Turkey Tracks: May 5, 2014
Balanced: A Philosophy of the Nourished Kitchen
Here’s another quote I like from The Nourished Kitchen by Jennifer McGruther:
Balanced:
There’s a deeply pervasive disconnect in the collective relationship with food that persists in American culture: We often view healthy eating as synonymous with restrictive eating, and we likewise view joyful eating as a guilty pleasure, something that begs for strict limits. I believe that real food allows us both the gift of nourishment, and the gift of pleasure, without unnecessary restrictions. Eating a diet of traditional foods helps us to develop a positive relationship with our food, not one born out of guilt and denial; rather, the traditional foods movement teaches us to purchase, prepare, and enjoy our food with intention.
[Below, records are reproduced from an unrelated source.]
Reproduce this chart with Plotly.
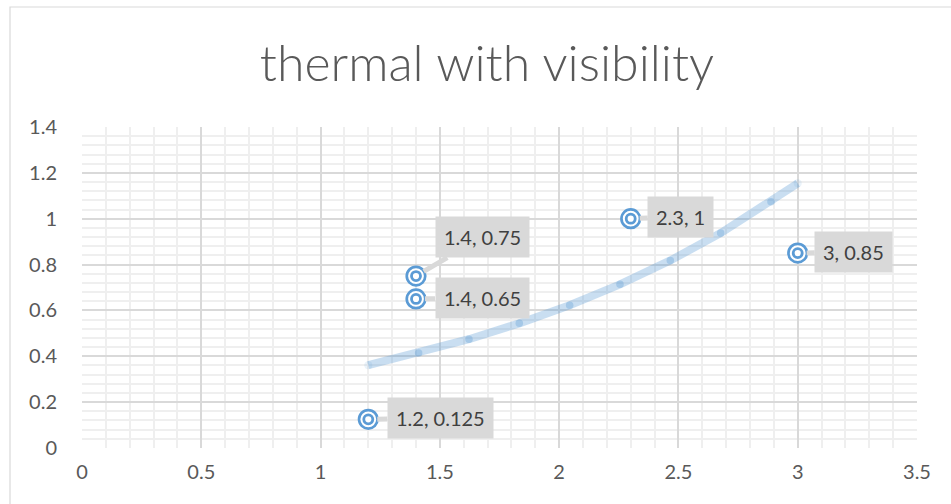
import numpy as np
import plotly.graph_objects as go

# Observations
thermal = [1.2, 1.4, 1.4, 2.3, 3.0]
visibility = [0.125, 0.65, 0.75, 1.0, 0.85]
label_text = ["1.2, 0.125", "1.4, 0.65", "1.4, 0.75", "2.3, 1", "3, 0.85"]
# label offsets from each point, in pixels
label_dx = [72, 66, 66, 50, 56]
label_dy = [-1, -1, -39, -2, -1]

x_ticks = [0, 0.5, 1, 1.5, 2, 2.5, 3, 3.5]
y_ticks = [0, 0.2, 0.4, 0.6, 0.8, 1, 1.2, 1.4]

BLUE = "#5B9BD5"
BAND = "rgba(91,155,213,0.33)"
FONT = "Lato"

# Exponential trendline y = a * exp(b x), least squares on ln(y)
b, ln_a = np.polyfit(np.array(thermal), np.log(np.array(visibility)), 1)
x0, x1 = min(thermal), max(thermal)
seg = 0.211  # trendline segment step along x
joints = x0 + seg * np.arange(1, int((x1 - x0) / seg) + 1)
tx = np.concatenate([[x0], joints, [x1]])
ty = np.exp(ln_a) * np.exp(b * tx)
jy = np.exp(ln_a) * np.exp(b * joints)

fig = go.Figure()

# trendline: translucent polyline, overlapping caps darken the joints
fig.add_trace(go.Scatter(
    x=tx, y=ty, mode="lines", hoverinfo="skip",
    line=dict(color=BAND, width=8),
))
fig.add_trace(go.Scatter(
    x=joints, y=jy, mode="markers", hoverinfo="skip",
    marker=dict(symbol="circle", size=7.5, color=BAND, line=dict(width=0)),
))
fig.add_trace(go.Scatter(
    x=[x0, x1], y=[ty[0], ty[-1]], mode="markers", hoverinfo="skip",
    marker=dict(symbol="circle", size=8, color="rgba(91,155,213,0.12)", line=dict(width=0)),
))

# target-style markers: outer ring with white fill, inner ring
fig.add_trace(go.Scatter(
    x=thermal, y=visibility, mode="markers",
    marker=dict(symbol="circle", size=18.5, color="white",
                line=dict(color=BLUE, width=2.7)),
))
fig.add_trace(go.Scatter(
    x=thermal, y=visibility, mode="markers", hoverinfo="skip",
    marker=dict(symbol="circle-open", size=9, color=BLUE,
                line=dict(color=BLUE, width=2.8)),
))

for xv, yv, t, dx, dy in zip(thermal, visibility, label_text, label_dx, label_dy):
    fig.add_annotation(
        x=xv, y=yv, text=t, showarrow=True, ax=dx, ay=dy,
        arrowhead=0, arrowwidth=5, arrowcolor="#D9D9D9", standoff=9,
        bgcolor="#D9D9D9", borderpad=8,
        font=dict(family=FONT, size=20, color="#404040"),
    )

# outer chart frame
L, R, T, B = 82, 917, 127, 448
pw, ph = R - L, B - T
fig.add_shape(
    type="rect", xref="paper", yref="paper",
    x0=(10 - L) / pw, x1=(990 - L) / pw,
    y0=(B - 520) / ph, y1=(B - 7) / ph,
    line=dict(color="#D9D9D9", width=1.2), fillcolor="rgba(0,0,0,0)", layer="below",
)

axis_common = dict(
    showgrid=True, gridcolor="#D9D9D9", gridwidth=1.5,
    zeroline=False, showline=False, ticks="",
    tickfont=dict(family=FONT, size=20, color="#595959"),
)

fig.update_xaxes(
    range=[0, 3.5], tickvals=x_ticks, ticktext=[f"{v:g}" for v in x_ticks],
    minor=dict(dtick=0.1, showgrid=True, gridcolor="#EFEFEF", gridwidth=1.5),
    ticklabelstandoff=10,
    **axis_common,
)
fig.update_yaxes(
    range=[0, 1.4], tickvals=y_ticks, ticktext=[f"{v:g}" for v in y_ticks],
    minor=dict(dtick=0.04, showgrid=True, gridcolor="#EFEFEF", gridwidth=1.5),
    ticklabelstandoff=24,
    **axis_common,
)

fig.update_layout(
    width=951, height=504, autosize=False,
    margin=dict(l=L, r=951 - R, t=T, b=504 - B),
    paper_bgcolor="white", plot_bgcolor="white",
    showlegend=False,
    title=dict(
        text="thermal with visibility", x=487 / 951, xref="container", xanchor="center",
        y=1 - 63 / 504, yanchor="middle",
        font=dict(family=FONT, size=50, color="#595959", weight=300),
    ),
)

fig.write_html("out.html")
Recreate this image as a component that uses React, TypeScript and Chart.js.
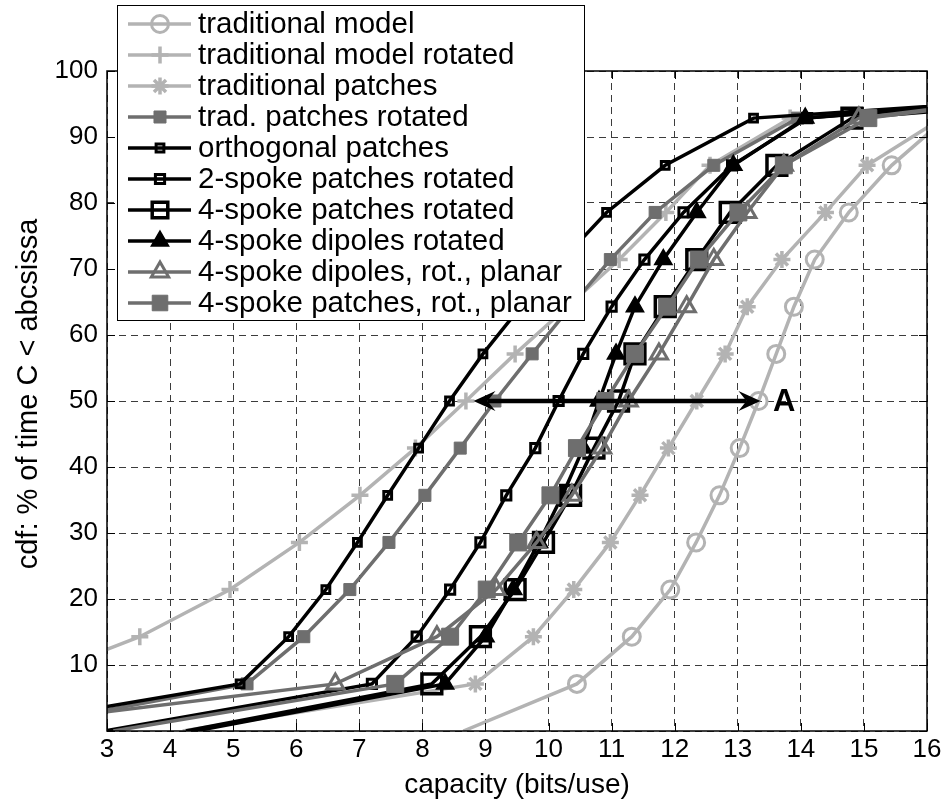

Real, traditionally prepared foods offer nuanced flavors, subtle differences in texture or aromas that change continuously as the seasons of the year wax and want. Enjoy meats and fish. Relish grains, breads, and pulses. Take pleasure in good fat and take a mindful approach to sweets. The multidimensional flavors of traditionally prepared real foods bring a complexity of different notes and textures to your tongue, and even a small amount of concentrated foods like butter from the raw cream of grass-fed cows, or a lovely single varietal honey will bring deep satisfaction that is otherwise missing from industrialized foods with their single notes, cloying sweetness, or overt saltiness (3-4).
Note that McGruther works with ancient grains and fermented sourdough breads. The former do not have the gluten content of today’s wheat and the latter mitigates further the impact of gluten and the phytates in grains. So, if you do not have a gluten-intolerant gene, like me, McGruther’s bread recipes are wonderful.